-- start Record excerpts --

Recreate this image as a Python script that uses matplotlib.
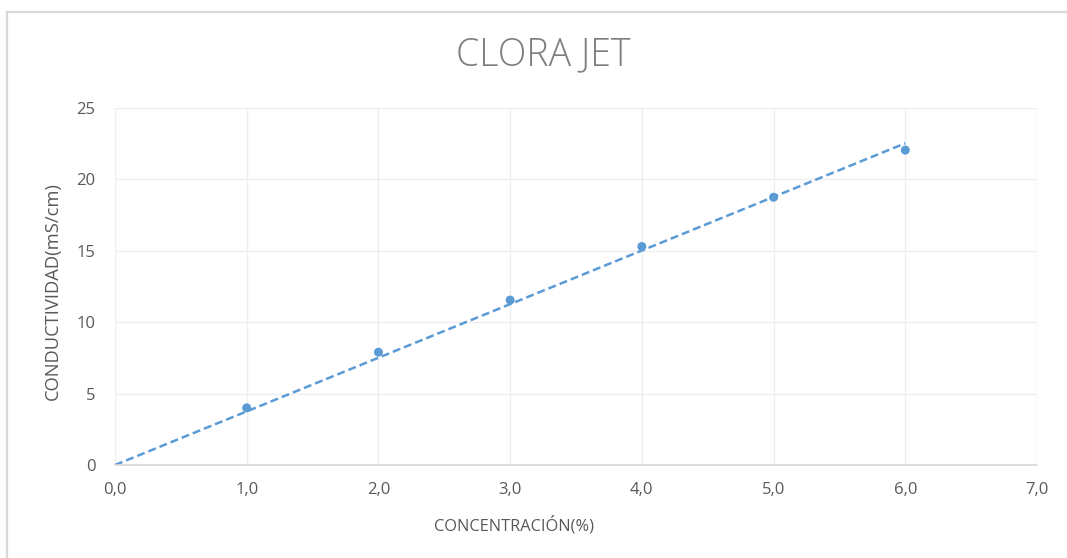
import matplotlib
matplotlib.use("Agg")
import matplotlib.pyplot as plt
from matplotlib.lines import Line2D
from matplotlib.ticker import FuncFormatter, MultipleLocator
import numpy as np

title = "CLORA JET"
x_label = "CONCENTRACIÓN(%)"
y_label = "CONDUCTIVIDAD(mS/cm)"
concentracion = [1.0, 2.0, 3.0, 4.0, 5.0, 6.0]
conductividad = [4.0, 7.9, 11.55, 15.3, 18.75, 22.05]

W, H = 1067, 558
fig = plt.figure(figsize=(W / 100, H / 100), dpi=100)
plt.rcParams['font.family'] = ['Open Sans', 'DejaVu Sans']

x0, x1, ytop, ybot = 115, 1037, 108, 465
ax = fig.add_axes([x0 / W, 1 - ybot / H, (x1 - x0) / W, (ybot - ytop) / H])

point_color = "#5B9BD5"
text_color = "#595959"
grid_color = "#EEEEEE"

x = np.array(concentracion)
y = np.array(conductividad)
slope = np.sum(x * y) / np.sum(x * x)
xt = np.array([0.0, x.max()])
ax.plot(xt, slope * xt, linestyle=(0, (3.2, 1.6)), color=point_color, lw=1.8, zorder=2)
ax.scatter(x, y, s=42, color=point_color, zorder=3, edgecolors='none')

ax.set_xlim(0, 7)
ax.set_ylim(0, 25)
ax.xaxis.set_major_locator(MultipleLocator(1))
ax.yaxis.set_major_locator(MultipleLocator(5))
ax.xaxis.set_major_formatter(FuncFormatter(lambda v, p: f"{v:.1f}".replace(".", ",")))
ax.yaxis.set_major_formatter(FuncFormatter(lambda v, p: f"{v:.0f}"))
ax.grid(True, color=grid_color, lw=1.0, zorder=0)
for s in ["top", "right", "left"]:
    ax.spines[s].set_visible(False)
ax.spines["bottom"].set_color("#D9D9D9")
ax.spines["bottom"].set_linewidth(1.2)
ax.tick_params(axis='both', length=0, colors=text_color, labelsize=12)
ax.tick_params(axis='x', pad=12)
ax.tick_params(axis='y', pad=14)

ax.set_xlabel(x_label, color=text_color, fontsize=11.8)
ax.set_ylabel(y_label, color=text_color, fontsize=13.2, fontweight='medium')
ax.xaxis.set_label_coords((514 - x0) / (x1 - x0), -(525 - ybot) / (ybot - ytop))
ax.yaxis.set_label_coords(-(x0 - 53) / (x1 - x0), (ybot - 291) / (ybot - ytop))
ax.xaxis.label.set_va('center')
ax.yaxis.label.set_va('center')

fig.text(543 / W, 1 - 55 / H, title, ha='center', va='center', fontsize=27,
         color="#7F7F7F", fontweight='light')

fig.add_artist(Line2D([7 / W, 7 / W], [0, 1 - 12 / H], color="#D9D9D9", lw=1.6,
                      transform=fig.transFigure))
fig.add_artist(Line2D([7 / W, 1], [1 - 12 / H, 1 - 12 / H], color="#D9D9D9", lw=1.6,
                      transform=fig.transFigure))

fig.savefig("out.png", dpi=100)
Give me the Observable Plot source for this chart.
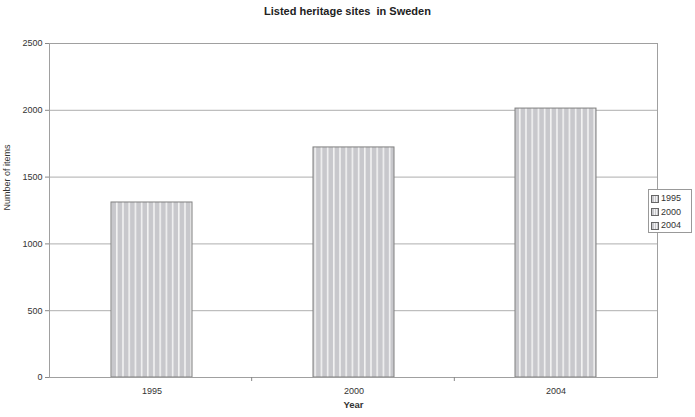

-- end Record excerpts --

__Work required__.
Return the records exactly. Don't carry the pictures over.

__Reply__.
Recreate this image as a Python script that uses matplotlib.
import matplotlib
matplotlib.use("Agg")
import matplotlib.pyplot as plt
from matplotlib.lines import Line2D
from matplotlib.ticker import FuncFormatter, MultipleLocator
import numpy as np

title = "CLORA JET"
x_label = "CONCENTRACIÓN(%)"
y_label = "CONDUCTIVIDAD(mS/cm)"
concentracion = [1.0, 2.0, 3.0, 4.0, 5.0, 6.0]
conductividad = [4.0, 7.9, 11.55, 15.3, 18.75, 22.05]

W, H = 1067, 558
fig = plt.figure(figsize=(W / 100, H / 100), dpi=100)
plt.rcParams['font.family'] = ['Open Sans', 'DejaVu Sans']

x0, x1, ytop, ybot = 115, 1037, 108, 465
ax = fig.add_axes([x0 / W, 1 - ybot / H, (x1 - x0) / W, (ybot - ytop) / H])

point_color = "#5B9BD5"
text_color = "#595959"
grid_color = "#EEEEEE"

x = np.array(concentracion)
y = np.array(conductividad)
slope = np.sum(x * y) / np.sum(x * x)
xt = np.array([0.0, x.max()])
ax.plot(xt, slope * xt, linestyle=(0, (3.2, 1.6)), color=point_color, lw=1.8, zorder=2)
ax.scatter(x, y, s=42, color=point_color, zorder=3, edgecolors='none')

ax.set_xlim(0, 7)
ax.set_ylim(0, 25)
ax.xaxis.set_major_locator(MultipleLocator(1))
ax.yaxis.set_major_locator(MultipleLocator(5))
ax.xaxis.set_major_formatter(FuncFormatter(lambda v, p: f"{v:.1f}".replace(".", ",")))
ax.yaxis.set_major_formatter(FuncFormatter(lambda v, p: f"{v:.0f}"))
ax.grid(True, color=grid_color, lw=1.0, zorder=0)
for s in ["top", "right", "left"]:
    ax.spines[s].set_visible(False)
ax.spines["bottom"].set_color("#D9D9D9")
ax.spines["bottom"].set_linewidth(1.2)
ax.tick_params(axis='both', length=0, colors=text_color, labelsize=12)
ax.tick_params(axis='x', pad=12)
ax.tick_params(axis='y', pad=14)

ax.set_xlabel(x_label, color=text_color, fontsize=11.8)
ax.set_ylabel(y_label, color=text_color, fontsize=13.2, fontweight='medium')
ax.xaxis.set_label_coords((514 - x0) / (x1 - x0), -(525 - ybot) / (ybot - ytop))
ax.yaxis.set_label_coords(-(x0 - 53) / (x1 - x0), (ybot - 291) / (ybot - ytop))
ax.xaxis.label.set_va('center')
ax.yaxis.label.set_va('center')

fig.text(543 / W, 1 - 55 / H, title, ha='center', va='center', fontsize=27,
         color="#7F7F7F", fontweight='light')

fig.add_artist(Line2D([7 / W, 7 / W], [0, 1 - 12 / H], color="#D9D9D9", lw=1.6,
                      transform=fig.transFigure))
fig.add_artist(Line2D([7 / W, 1], [1 - 12 / H, 1 - 12 / H], color="#D9D9D9", lw=1.6,
                      transform=fig.transFigure))

fig.savefig("out.png", dpi=100)
Give me the Observable Plot source for this chart.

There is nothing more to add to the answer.